A thread for general/conceptual discussion for Bitcoin Core PR #31989 outside of the PR review thread.
See comments on the mailing list (pending) for any combination of CTV + another primitive, as it proposed by Bitcoin Core PR #31989, afaict.
If we go to discuss the merits of BIP-119, we should discuss of its technical merits alone. By design, it was very restraint to avoid OP_EVAL style of issue, again.
I think the purpose of this thread asks for clarification, if the advocates of OP_CTV are only eager to discuss the technical merits of OP_CTV, or if it’s for a combination with multiple primitives (as actually said so in #31989’s OP).
As a historical reminder, there has been few previous iterations with OP_CHECKOUTPUTHASHVERIFY, OP_SECURETHEBAG, until we got OP_CHECKTEMPLATEVERIFY, where a reduced expressivity was actually one of the argument made by its original author, Jeremy Rubin, to progressively bring covenants in the Bitcoin space. If my memory is correct, there has been even change few times of the templates to make it committed to all inputs or to have a fixed template size, to avoid wider disruptive side-effects.

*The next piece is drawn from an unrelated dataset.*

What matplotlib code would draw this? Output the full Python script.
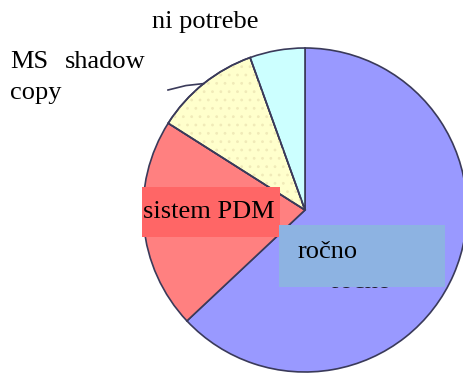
import numpy as np
import matplotlib
matplotlib.use("Agg")
import matplotlib.pyplot as plt
from matplotlib.patches import Wedge, Rectangle

# Data (shares, clockwise from 12 o'clock)
labels = ["ročno", "sistem PDM", "MS shadow copy", "ni potrebe"]
shares = [63.0, 21.0, 10.5, 5.5]
colors = ["#9999FF", "#FF8080", "#FFFFCC", "#CCFFFF"]

W, H = 464, 374
plt.rcParams['font.family'] = ['Liberation Serif', 'DejaVu Serif']
plt.rcParams['hatch.linewidth'] = 0.8

fig = plt.figure(figsize=(W / 100, H / 100), dpi=100)
ax = fig.add_axes([0, 0, 1, 1])

cx, cy, r = 305, 164, 162
edge = "#3a3a5a"
wedges, _ = ax.pie(shares, colors=colors, startangle=90, counterclock=False,
                   center=(cx, cy), radius=r,
                   wedgeprops=dict(edgecolor=edge, linewidth=1.2))
ax.set_xlim(0, W)
ax.set_ylim(0, H)
ax.set_aspect('auto')
ax.axis('off')

# faint dotted texture on the yellow slice, then its outline again on top
yw = wedges[2]
ax.add_patch(Wedge((cx, cy), r, yw.theta1, yw.theta2, facecolor='none',
                   edgecolor='#F0EAB8', linewidth=0, hatch='..', zorder=1.5))
ax.add_patch(Wedge((cx, cy), r, yw.theta1, yw.theta2, facecolor='none',
                   edgecolor=edge, linewidth=1.2, zorder=1.6))

# leader line for "MS shadow copy"
mid = np.deg2rad((yw.theta1 + yw.theta2) / 2)
ex, ey = cx + r * np.cos(mid), cy + r * np.sin(mid)
ax.plot([168, (168 + ex) / 2, ex], [284, ey - 2, ey], color=edge, lw=1.2, zorder=3)

fs = 19
ax.text(152, 352, "ni potrebe", fontsize=fs, ha='left', va='center')
ax.text(10, 312, "MS", fontsize=fs, ha='left', va='center')
ax.text(65, 312, "shadow", fontsize=fs, ha='left', va='center')
ax.text(10, 281, "copy", fontsize=fs, ha='left', va='center')

# ghost label partly hidden under the blue box
ax.text(362, 92, "ročno", fontsize=fs, ha='center', va='center', color='#222233', zorder=2)

# label boxes
ax.add_patch(Rectangle((142, 137), 138, 50, facecolor="#FF6666", edgecolor='none', zorder=4))
ax.text(143, 162, "sistem PDM", fontsize=fs, ha='left', va='center', zorder=5)
ax.add_patch(Rectangle((279, 87), 166, 62, facecolor="#8DB3E2", edgecolor='none', zorder=4))
ax.text(298, 122, "ročno", fontsize=fs, ha='left', va='center', zorder=5)

fig.savefig("out.png", dpi=100)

By bringing back on the table the combination with other primitives for a common activation, I believe one can say it’s a regression on the idea to progressively bring covenants back in bitcoin. Now, one can argue there is no cost in this regression, problem it’s not the case.
As explained on the mailing list, there is the old idea of TxWithhold by Gleb Naumenko, i.e costless bribes to mess up with time-sensitive protocols (i.e I believe all bitcoin L2s I’ve seen so far as even federated side-chains have timelocks for emergency paths) or even in the hypothetical worst-case miners’s COINBASE_MATURITY.
The reasoning in TxWithhold have come from surveying the academic literature at the time on the ill scientifically-defined idea of MEVs in the Ethereum space, before it was actually cool to do so, and in some ways transposing the analysis for the specificities of the Bitcoin space, to see what was similar and what was not.
As far as I can tell, though “prove me wrong” very welcome, OP_CHECKTEMPLATEVERIFY alone do not facilitate or extend TxWithhold attacks against time-sensitive protocols, or even major components of the Bitcoin network as block mining and its corresponding rewards. I think this is not true, as soon as you combine it with other primitives, such as OP_CSFS.
Of course, one can point out that one can do evil TxWithhold construction today with Bitvm or ColliderScript style of techniques. Though as far as I understand the former assume significant witness size in terms of feerate cost and the latter assume non-existent hardware designs and significant energy ressources. So I reasonably believe they shouldn’t be that much a concern for the covenant toolchain built on top of either bitvm or colliderscript to be used for TxWithhold attacks.
If TxWithhold-style of attacks are plausible, in the meantime it’s questionnable to go for bitcoin script primitives extension, at the very least without thinking more if mitigations for lightning or bitcoin mining shouldn’t be devised or deployed, first. What if tomorrow if one can design a OP_CSFS-powered TxWithhold on-chain contract to make bitcoin script native trust-minimized bribe payouts to the majority of miners to prevent the commitment tx of its chan counterparties to confirm…
If this thread is only to talk about the merits of OP_CTV, IMHO this is a far lesser set of technical issues and long-term risks to be concerned of.
Personally, I’m an investor in bitcoin the hard currency, though only a reasonable one and with limited exposure as it’s a novel class of asset with historically limited track record (-- this is not financial advice). Unforeseen MEVs due to ill-designed script primitives could start to irrevocably mess up bitcoin the network of miners and their corresponding incentives until leading to a slow decline. As we can observe in other cryptocurrencies playing the casino slot machine with their consensus changes. If that happens, that’s fine I’ll go back to my pre-bitcoin career, i.e having fun with kernel security.